Aim:
Only the lines from the start of the data below through the line that contains "import pandas as pd" are to be copied, exactly and without pictures.

Data segment:
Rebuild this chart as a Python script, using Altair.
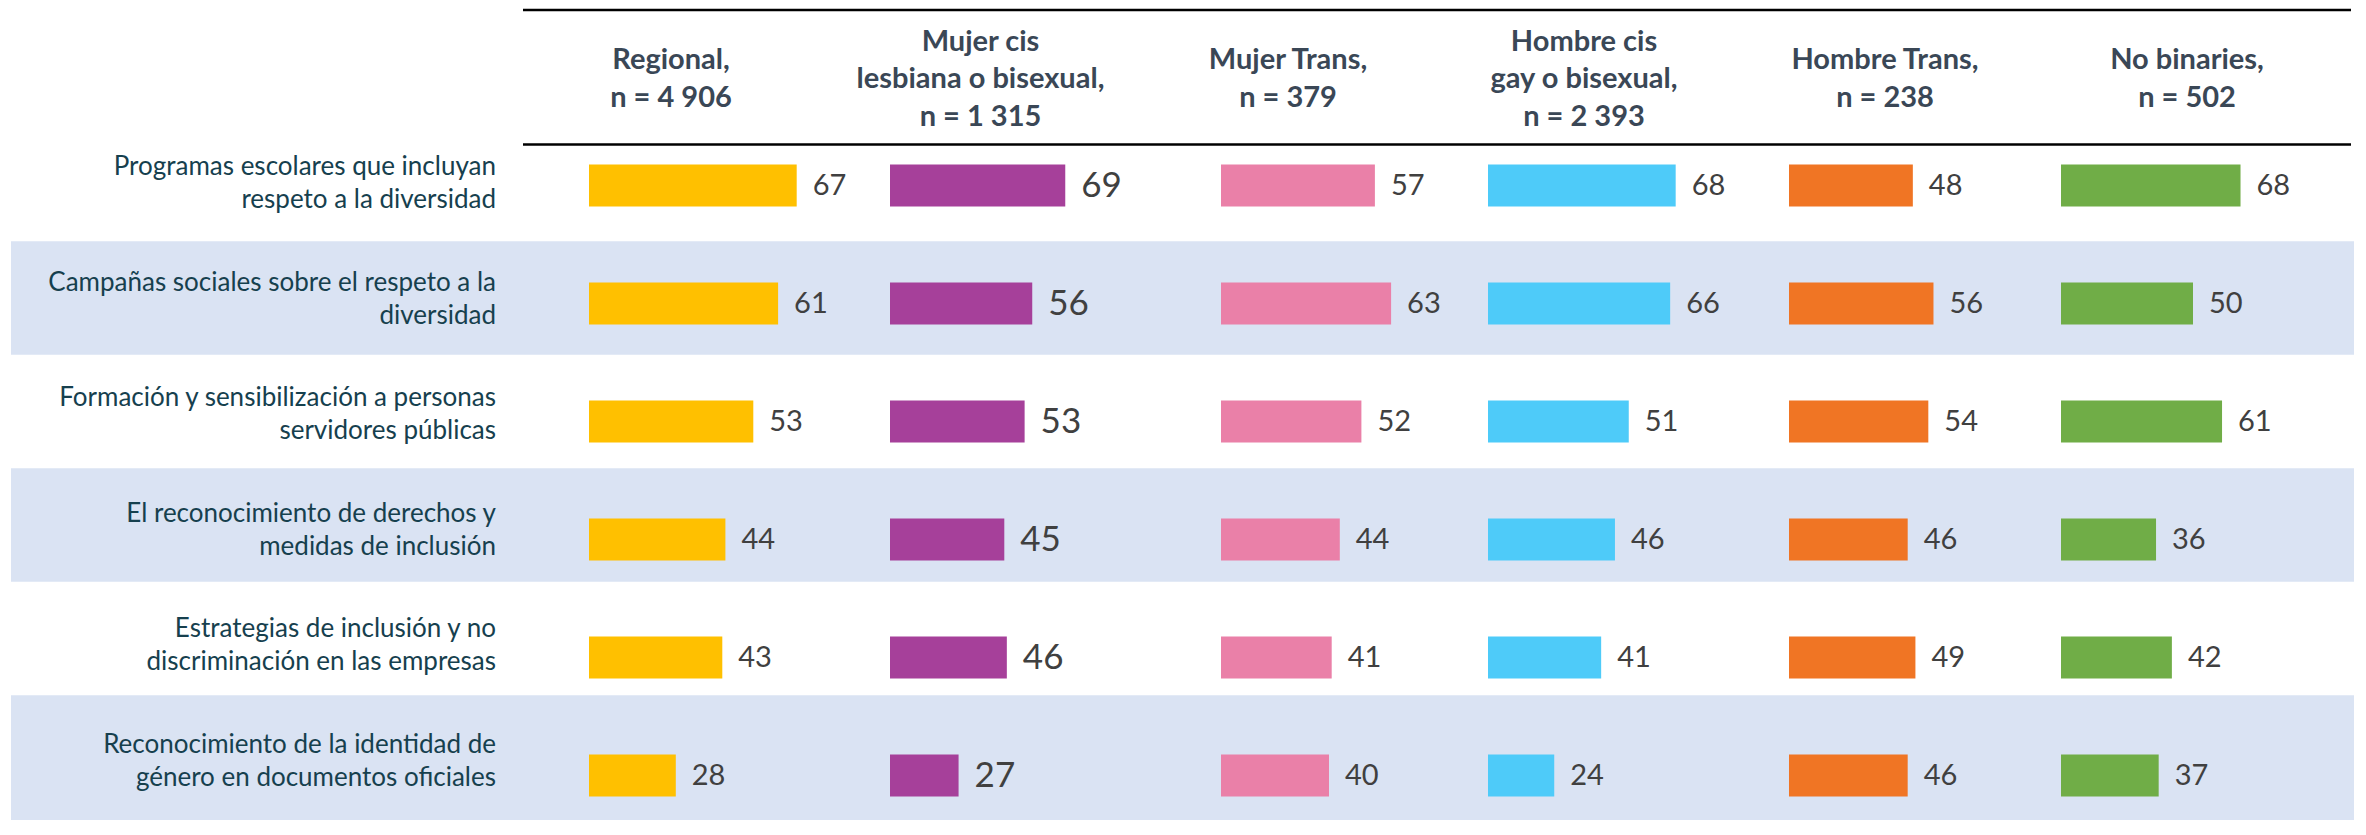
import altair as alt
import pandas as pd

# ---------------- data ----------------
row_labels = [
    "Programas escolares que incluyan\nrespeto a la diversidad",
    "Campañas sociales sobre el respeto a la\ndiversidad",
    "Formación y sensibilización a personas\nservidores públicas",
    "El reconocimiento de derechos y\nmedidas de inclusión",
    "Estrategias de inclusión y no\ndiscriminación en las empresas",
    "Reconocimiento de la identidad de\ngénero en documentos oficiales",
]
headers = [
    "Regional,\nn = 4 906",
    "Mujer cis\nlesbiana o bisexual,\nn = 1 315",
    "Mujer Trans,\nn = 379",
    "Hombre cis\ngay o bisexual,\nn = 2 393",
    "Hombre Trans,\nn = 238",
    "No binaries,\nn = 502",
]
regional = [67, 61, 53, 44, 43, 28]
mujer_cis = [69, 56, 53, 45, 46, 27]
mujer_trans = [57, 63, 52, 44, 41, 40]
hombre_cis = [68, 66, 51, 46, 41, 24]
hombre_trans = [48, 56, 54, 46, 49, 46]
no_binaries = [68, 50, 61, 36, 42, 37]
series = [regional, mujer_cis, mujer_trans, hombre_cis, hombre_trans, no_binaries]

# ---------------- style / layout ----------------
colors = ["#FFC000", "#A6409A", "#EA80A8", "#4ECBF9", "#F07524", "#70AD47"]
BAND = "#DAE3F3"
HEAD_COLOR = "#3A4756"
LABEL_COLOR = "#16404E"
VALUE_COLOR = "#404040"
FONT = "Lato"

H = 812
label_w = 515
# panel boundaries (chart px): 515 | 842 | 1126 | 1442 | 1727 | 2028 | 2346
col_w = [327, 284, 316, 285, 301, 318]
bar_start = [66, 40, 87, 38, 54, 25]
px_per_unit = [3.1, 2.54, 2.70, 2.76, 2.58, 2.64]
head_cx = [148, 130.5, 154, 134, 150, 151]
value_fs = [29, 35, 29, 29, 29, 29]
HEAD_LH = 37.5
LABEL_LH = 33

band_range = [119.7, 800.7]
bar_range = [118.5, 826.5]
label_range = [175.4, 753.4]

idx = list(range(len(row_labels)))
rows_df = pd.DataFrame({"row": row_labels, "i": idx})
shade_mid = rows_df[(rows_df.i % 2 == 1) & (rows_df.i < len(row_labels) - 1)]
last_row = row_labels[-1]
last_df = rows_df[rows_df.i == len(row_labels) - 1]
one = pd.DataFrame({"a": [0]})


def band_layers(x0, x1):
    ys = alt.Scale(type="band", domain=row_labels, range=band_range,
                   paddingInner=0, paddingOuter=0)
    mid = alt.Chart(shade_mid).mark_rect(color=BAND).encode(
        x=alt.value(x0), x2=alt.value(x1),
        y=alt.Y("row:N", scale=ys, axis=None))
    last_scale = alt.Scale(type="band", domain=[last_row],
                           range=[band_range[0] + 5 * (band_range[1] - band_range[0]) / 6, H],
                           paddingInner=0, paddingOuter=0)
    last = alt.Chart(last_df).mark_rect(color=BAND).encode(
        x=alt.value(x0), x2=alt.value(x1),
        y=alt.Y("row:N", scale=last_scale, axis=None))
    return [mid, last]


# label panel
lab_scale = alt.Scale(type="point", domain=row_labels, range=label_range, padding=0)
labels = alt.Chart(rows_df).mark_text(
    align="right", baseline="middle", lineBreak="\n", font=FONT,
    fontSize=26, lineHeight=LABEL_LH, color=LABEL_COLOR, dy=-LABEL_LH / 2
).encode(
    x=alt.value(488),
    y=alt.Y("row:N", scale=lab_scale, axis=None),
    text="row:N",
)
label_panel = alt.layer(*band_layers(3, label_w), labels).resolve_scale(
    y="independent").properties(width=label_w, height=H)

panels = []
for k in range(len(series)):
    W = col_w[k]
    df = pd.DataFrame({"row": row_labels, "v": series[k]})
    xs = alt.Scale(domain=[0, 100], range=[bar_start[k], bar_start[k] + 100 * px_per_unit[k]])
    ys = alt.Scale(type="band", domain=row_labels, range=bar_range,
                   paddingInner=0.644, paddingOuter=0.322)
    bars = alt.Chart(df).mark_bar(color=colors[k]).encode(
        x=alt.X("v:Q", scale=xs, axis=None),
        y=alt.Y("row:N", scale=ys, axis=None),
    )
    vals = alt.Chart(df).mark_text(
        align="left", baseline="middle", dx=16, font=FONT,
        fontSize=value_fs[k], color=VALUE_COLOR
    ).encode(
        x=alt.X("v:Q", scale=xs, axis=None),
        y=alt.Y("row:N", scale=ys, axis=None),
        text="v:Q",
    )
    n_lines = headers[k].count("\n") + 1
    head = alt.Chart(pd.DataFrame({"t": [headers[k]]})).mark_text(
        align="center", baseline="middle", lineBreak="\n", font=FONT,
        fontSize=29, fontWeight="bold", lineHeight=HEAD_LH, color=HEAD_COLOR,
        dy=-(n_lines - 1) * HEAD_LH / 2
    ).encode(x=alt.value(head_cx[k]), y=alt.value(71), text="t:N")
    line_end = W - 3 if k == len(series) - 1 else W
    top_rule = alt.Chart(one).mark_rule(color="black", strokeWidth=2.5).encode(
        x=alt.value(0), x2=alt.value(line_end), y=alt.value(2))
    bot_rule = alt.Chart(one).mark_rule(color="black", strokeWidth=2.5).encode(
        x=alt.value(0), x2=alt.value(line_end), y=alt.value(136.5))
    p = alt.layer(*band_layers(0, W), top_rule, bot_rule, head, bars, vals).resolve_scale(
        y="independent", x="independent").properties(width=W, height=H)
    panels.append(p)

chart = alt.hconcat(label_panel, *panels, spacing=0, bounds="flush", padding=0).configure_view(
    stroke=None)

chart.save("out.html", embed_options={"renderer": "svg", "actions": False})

The output:
Rebuild this chart as a Python script, using Altair.
import altair as alt
import pandas as pd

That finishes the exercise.